* begin *
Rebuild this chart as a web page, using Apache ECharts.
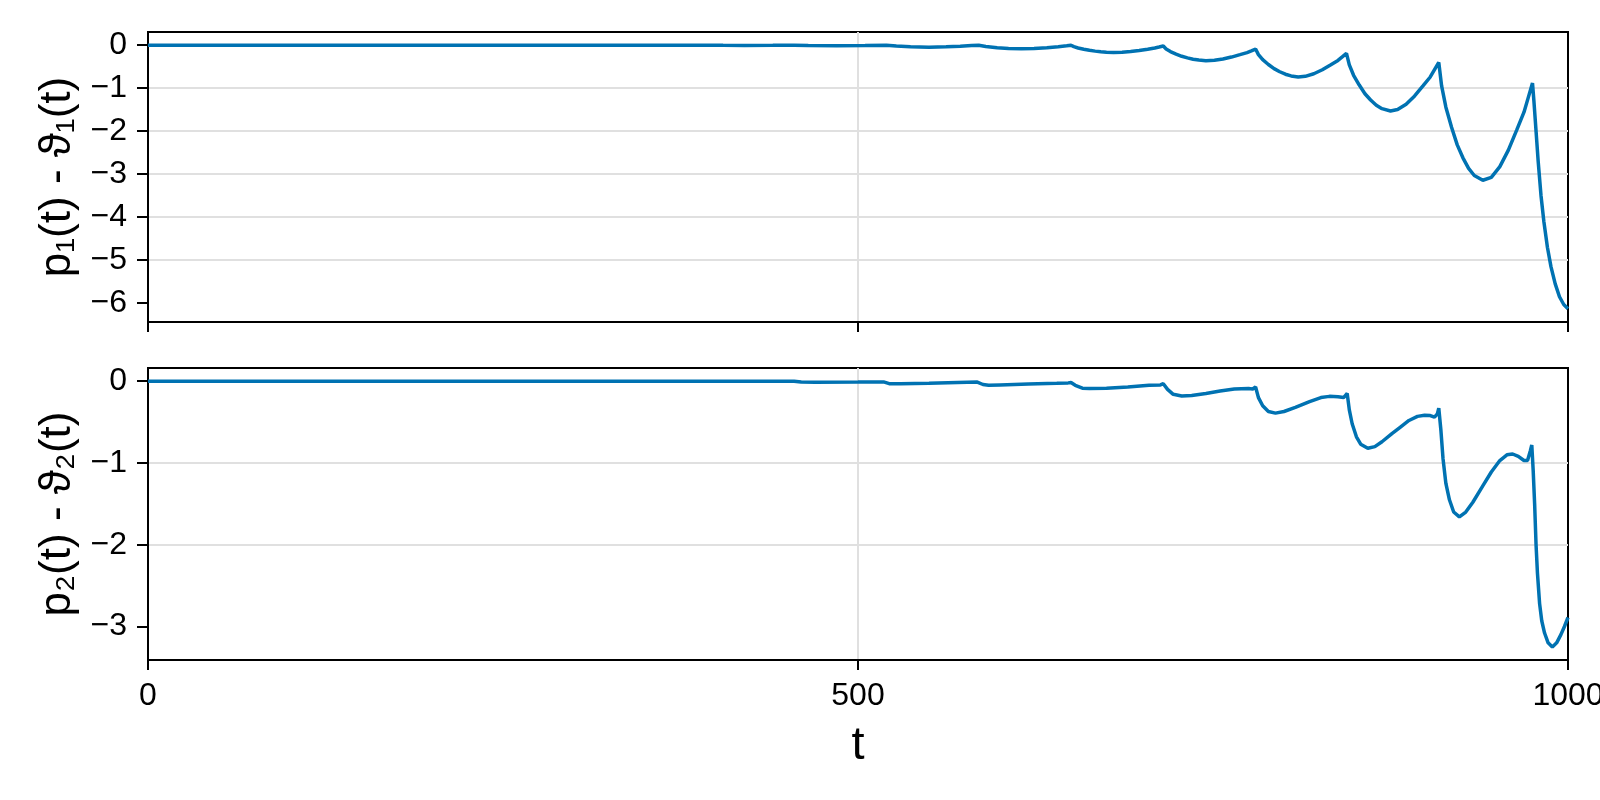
<!DOCTYPE html>
<html><head><meta charset="utf-8">
<script src="https://cdn.jsdelivr.net/npm/echarts@6/dist/echarts.min.js"></script>
<style>html,body{margin:0;padding:0;background:#fff}#c{width:1600px;height:800px}</style>
</head><body><div id="c"></div>
<script>
// ---- data ----
const xTicks = [0, 500, 1000];
const yTicksTop = [-6, -5, -4, -3, -2, -1, 0];
const yTicksBot = [-3, -2, -1, 0];
const xLabel = 't';
const yLabelTop = 'p\u2081(t) - \u03d1\u2081(t)';
const yLabelBot = 'p\u2082(t) - \u03d1\u2082(t)';

const tTop = [0,100,200,300,390,405,420,440,455,465,485,505,520,527,537,550,562,572,580,585,
  590,598,606,615,624,633,641,647,650,652,655,659,663,667,671,675,680,686,692,698,704,709,712,715,
  717,720,724,728,732,736,740,745,751,757,763,769,774,777,780,
  782,785,789,793,797,801,805,810,815,821,827,833,838,841,844,
  846,849,853,857,861,865,869,875,880,886,892,898,903,906,909,
  911,914,918,922,926,930,934,940,946,952,958,964,969,972,975,
  976,977.5,979,981,983,985.5,988,991,994,997,1000];
const vTop = [0,0,0,0,0,-0.004,-0.007,-0.004,0,-0.006,-0.012,-0.007,0,-0.02,-0.035,-0.045,-0.038,-0.024,-0.009,0,
  -0.03,-0.058,-0.075,-0.085,-0.078,-0.058,-0.034,-0.013,0,-0.034,-0.065,-0.094,-0.119,-0.138,-0.153,-0.163,-0.17,-0.166,-0.149,-0.124,-0.092,-0.065,-0.043,-0.02,
  -0.088,-0.149,-0.207,-0.258,-0.295,-0.326,-0.346,-0.36,-0.352,-0.322,-0.276,-0.22,-0.171,-0.131,-0.09,
  -0.22,-0.337,-0.448,-0.545,-0.617,-0.675,-0.714,-0.74,-0.724,-0.663,-0.57,-0.454,-0.355,-0.273,-0.19,
  -0.458,-0.699,-0.927,-1.128,-1.275,-1.396,-1.476,-1.53,-1.496,-1.372,-1.18,-0.942,-0.739,-0.57,-0.4,
  -0.948,-1.441,-1.907,-2.318,-2.619,-2.866,-3.03,-3.14,-3.072,-2.824,-2.439,-1.965,-1.558,-1.219,-0.88,
  -1.3,-2.0,-2.7,-3.5,-4.1,-4.7,-5.15,-5.55,-5.85,-6.03,-6.13];

const tBot = [0,100,200,300,400,455,460,470,500,518,522,530,550,570,584,588,592,600,620,640,648,650,
  653,658,663,675,690,705,713,715,718,722,728,735,745,755,765,775,778,780,
  782,785,789,794,800,808,818,826,832,838,842,844.5,
  846,848,851,854,859,864,869,876,882,888,894,899,903,906,908,909,
  910.5,912,914,916.5,919.5,923.5,928,933,940,946,952,957,961,965,969,971.5,973.5,974.5,
  975.5,976.5,977.5,978.5,980,981.5,983.5,986,989,992,995,997.5,1000];
const vBot = [0,0,0,0,0,0,-0.01,-0.012,-0.01,-0.008,-0.03,-0.032,-0.025,-0.015,-0.01,-0.04,-0.05,-0.045,-0.035,-0.025,-0.02,-0.016,
  -0.05,-0.085,-0.09,-0.085,-0.07,-0.05,-0.045,-0.03,-0.1,-0.16,-0.18,-0.175,-0.15,-0.12,-0.095,-0.09,-0.095,-0.07,
  -0.2,-0.3,-0.37,-0.39,-0.37,-0.32,-0.25,-0.2,-0.185,-0.19,-0.2,-0.15,
  -0.35,-0.52,-0.68,-0.77,-0.82,-0.8,-0.74,-0.64,-0.56,-0.48,-0.43,-0.415,-0.42,-0.44,-0.4,-0.33,
  -0.6,-0.95,-1.25,-1.45,-1.6,-1.66,-1.6,-1.48,-1.28,-1.11,-0.97,-0.9,-0.89,-0.92,-0.97,-0.97,-0.85,-0.78,
  -1.1,-1.5,-2.0,-2.35,-2.72,-2.93,-3.08,-3.2,-3.25,-3.2,-3.1,-3.0,-2.89];

// ---- chart ----
const FONT = '"Liberation Sans", Arial, "DejaVu Sans", sans-serif';
const fmt = v => (v < 0 ? '\u2212' + Math.abs(v) : String(v));
const zip = (a, b) => a.map((x, i) => [x, b[i]]);
const grid = '#e0e0e0';

function xAx(gi, labels) {
  return {
    gridIndex: gi, type: 'value', min: xTicks[0], max: xTicks[xTicks.length - 1], interval: xTicks[1] - xTicks[0],
    axisLine: {show: true, onZero: false, lineStyle: {color: '#000', width: 2}},
    axisTick: {show: true, inside: false, length: 10, lineStyle: {color: '#000', width: 2}},
    axisLabel: {show: labels, margin: 20, color: '#000', fontSize: 32, fontFamily: FONT,
      formatter: fmt},
    splitLine: {show: true, showMinLine: false, showMaxLine: false, lineStyle: {color: grid, width: 2}},
    name: labels ? xLabel : '', nameLocation: 'middle', nameGap: 63,
    nameTextStyle: {color: '#000', fontSize: 47, fontFamily: FONT}
  };
}
function yAx(gi, mn, mx, ticks, label) {
  return {
    gridIndex: gi, type: 'value', min: mn, max: mx,
    axisLine: {show: true, onZero: false, lineStyle: {color: '#000', width: 2}},
    axisTick: {show: true, inside: false, length: 11, customValues: ticks, lineStyle: {color: '#000', width: 2}},
    axisLabel: {show: true, margin: 21, customValues: ticks, color: '#000', fontSize: 32, fontFamily: FONT,
      formatter: fmt},
    splitLine: {show: true, showMinLine: false, showMaxLine: false, lineStyle: {color: grid, width: 2}},
    name: label, nameLocation: 'middle', nameGap: 66, nameRotate: 90,
    nameTextStyle: {color: '#000', fontSize: 44, fontFamily: FONT}
  };
}

const chart = echarts.init(document.getElementById('c'));
chart.setOption({
  backgroundColor: '#fff',
  animation: false,
  grid: [
    {left: 148, top: 32, width: 1420, height: 290, show: true, borderColor: '#000', borderWidth: 2,
      backgroundColor: 'transparent', containLabel: false, outerBoundsMode: 'none'},
    {left: 148, top: 368, width: 1420, height: 292, show: true, borderColor: '#000', borderWidth: 2,
      backgroundColor: 'transparent', containLabel: false, outerBoundsMode: 'none'}
  ],
  xAxis: [xAx(0, false), xAx(1, true)],
  yAxis: [yAx(0, -6.437, 0.307, yTicksTop, yLabelTop), yAx(1, -3.41, 0.162, yTicksBot, yLabelBot)],
  series: [
    {type: 'line', xAxisIndex: 0, yAxisIndex: 0, data: zip(tTop, vTop), showSymbol: false,
      lineStyle: {color: '#0072b2', width: 3.5}, itemStyle: {color: '#0072b2'}},
    {type: 'line', xAxisIndex: 1, yAxisIndex: 1, data: zip(tBot, vBot), showSymbol: false,
      lineStyle: {color: '#0072b2', width: 3.5}, itemStyle: {color: '#0072b2'}}
  ]
});
</script>
</body></html>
* end *
Pictures are excluded: retype only the lines from the beginning of the listing above through the line with "-1.3,-2.0,-2.7,-3.5,-4.1,-4.7,-5.15,-5.55,-5.85,-6.03,-6.13];", both included.

**Answer to the problem:**
Rebuild this chart as a web page, using Apache ECharts.
<!DOCTYPE html>
<html><head><meta charset="utf-8">
<script src="https://cdn.jsdelivr.net/npm/echarts@6/dist/echarts.min.js"></script>
<style>html,body{margin:0;padding:0;background:#fff}#c{width:1600px;height:800px}</style>
</head><body><div id="c"></div>
<script>
// ---- data ----
const xTicks = [0, 500, 1000];
const yTicksTop = [-6, -5, -4, -3, -2, -1, 0];
const yTicksBot = [-3, -2, -1, 0];
const xLabel = 't';
const yLabelTop = 'p\u2081(t) - \u03d1\u2081(t)';
const yLabelBot = 'p\u2082(t) - \u03d1\u2082(t)';

const tTop = [0,100,200,300,390,405,420,440,455,465,485,505,520,527,537,550,562,572,580,585,
  590,598,606,615,624,633,641,647,650,652,655,659,663,667,671,675,680,686,692,698,704,709,712,715,
  717,720,724,728,732,736,740,745,751,757,763,769,774,777,780,
  782,785,789,793,797,801,805,810,815,821,827,833,838,841,844,
  846,849,853,857,861,865,869,875,880,886,892,898,903,906,909,
  911,914,918,922,926,930,934,940,946,952,958,964,969,972,975,
  976,977.5,979,981,983,985.5,988,991,994,997,1000];
const vTop = [0,0,0,0,0,-0.004,-0.007,-0.004,0,-0.006,-0.012,-0.007,0,-0.02,-0.035,-0.045,-0.038,-0.024,-0.009,0,
  -0.03,-0.058,-0.075,-0.085,-0.078,-0.058,-0.034,-0.013,0,-0.034,-0.065,-0.094,-0.119,-0.138,-0.153,-0.163,-0.17,-0.166,-0.149,-0.124,-0.092,-0.065,-0.043,-0.02,
  -0.088,-0.149,-0.207,-0.258,-0.295,-0.326,-0.346,-0.36,-0.352,-0.322,-0.276,-0.22,-0.171,-0.131,-0.09,
  -0.22,-0.337,-0.448,-0.545,-0.617,-0.675,-0.714,-0.74,-0.724,-0.663,-0.57,-0.454,-0.355,-0.273,-0.19,
  -0.458,-0.699,-0.927,-1.128,-1.275,-1.396,-1.476,-1.53,-1.496,-1.372,-1.18,-0.942,-0.739,-0.57,-0.4,
  -0.948,-1.441,-1.907,-2.318,-2.619,-2.866,-3.03,-3.14,-3.072,-2.824,-2.439,-1.965,-1.558,-1.219,-0.88,
  -1.3,-2.0,-2.7,-3.5,-4.1,-4.7,-5.15,-5.55,-5.85,-6.03,-6.13];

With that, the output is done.